Verification accuracy rate: Percentage of confirmed orders validated without correction
Exception resolution time: Speed of correcting identified discrepancies
Approval compliance rate: Percentage of orders following required authorization rules
Invoice match accuracy: Consistency between verified orders and billing records
Verification turnaround time: Time required to complete validation activities
Businesses often monitor Order-to-Invoice Cycle Time because verification delays can affect invoicing schedules and receivable timing. Retail and distribution companies may also compare verified transactions against Average Order Value (AOV) to prioritize high-value orders and improve profitability analysis.
Example of Order Confirmation Verification
A construction materials supplier receives a confirmed order worth $685,000 for industrial steel components. Before shipment begins, the finance department verifies customer credit limits, pricing agreements, tax calculations, and payment conditions.
The procurement team reviews inventory commitments and supplier availability, while accounting teams perform Vendor Balance Confirmation checks to ensure purchasing obligations align with confirmed customer demand.
During verification, the system identifies a pricing mismatch between the approved quotation and invoicing data. The discrepancy is corrected before shipment, preventing billing disputes and improving receivable accuracy.
Inventory planners also analyze demand patterns using Economic Order Quantity (EOQ) calculations to align replenishment decisions with confirmed sales activity.
Best Practices for Effective Verification
Organizations strengthen verification quality by combining standardized approval rules with centralized transaction oversight.

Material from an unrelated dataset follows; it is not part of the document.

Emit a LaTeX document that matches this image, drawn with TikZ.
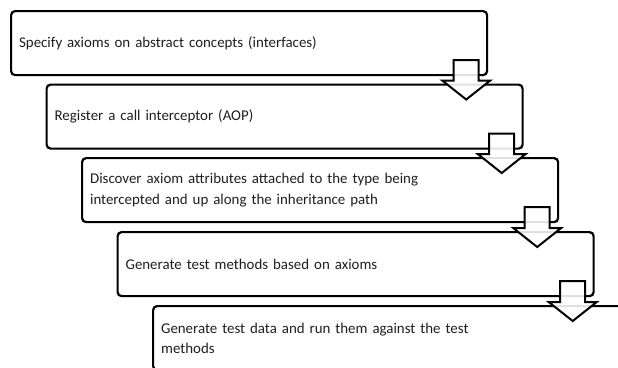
\documentclass[tikz,border=0pt]{standalone}
\usepackage{fontspec}
\setmainfont{Carlito}
\usetikzlibrary{calc}
\tikzset{
  stepbox/.style={draw=black, line width=2.2bp, rounded corners=4bp, fill=white,
    minimum width=476bp, minimum height=64bp, anchor=north west,
    text width=460bp, inner xsep=8bp, align=left,
    font=\fontsize{14.9bp}{20bp}\selectfont, text=black!88},
  blockarr/.style={draw=black, line width=2bp, fill=white, fill opacity=0.88, line join=miter}
}
\newcommand\blockarrow[2]{%
  \coordinate (#1top) at ($(#1.south east)+(-22,-16)$);
  \coordinate (#1aux) at ($(#2.north)+(0,16)$);
  \coordinate (#1tip) at (#1top |- #1aux);
  \draw[blockarr] ($(#1top)+(-12.5,0)$) -- ($(#1top)+(12.5,0)$)
    -- ($(#1tip)+(12.5,-19)$) -- ($(#1tip)+(24,-19)$) -- (#1tip)
    -- ($(#1tip)+(-24,-19)$) -- ($(#1tip)+(-12.5,-19)$) -- cycle;
}
\begin{document}
\begin{tikzpicture}[x=1bp, y=-1bp]
\useasboundingbox (0,0) rectangle (618,367);
\clip (0,0) rectangle (618,367);
\node[stepbox] (s1) at (10,10) {Specify axioms on abstract concepts (interfaces)};
\node[stepbox] (s2) at (45.5,83.5) {Register a call interceptor (AOP)};
\node[stepbox] (s3) at (81,157) {Discover axiom attributes attached to the type being\\intercepted and up along the inheritance path};
\node[stepbox] (s4) at (116.5,231) {Generate test methods based on axioms};
\node[stepbox] (s5) at (152,305) {Generate test data and run them against the test\\methods};
\blockarrow{s1}{s2}
\blockarrow{s2}{s3}
\blockarrow{s3}{s4}
\blockarrow{s4}{s5}
\end{tikzpicture}
\end{document}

Maintain centralized customer and supplier master data
Use ERP-integrated validation controls for pricing and inventory checks
Require documented approvals for transaction exceptions
Perform recurring invoice-to-order reconciliation reviews
Track verification metrics through operational dashboards
Document revised transactions through Purchase Order Cancellation and amendment procedures when necessary
Strong verification practices improve transaction consistency, operational coordination, and financial accuracy across procurement, sales, logistics, and accounting functions.
Summary
Order Confirmation Verification is the process of validating confirmed order details to ensure pricing, inventory, approvals, payment conditions, and fulfillment information are accurate before operational execution occurs. It strengthens financial reporting, supports accurate invoicing, improves inventory coordination, and enhances transaction transparency. By applying structured verification controls, organizations improve operational efficiency, reduce discrepancies, and maintain reliable order management practices.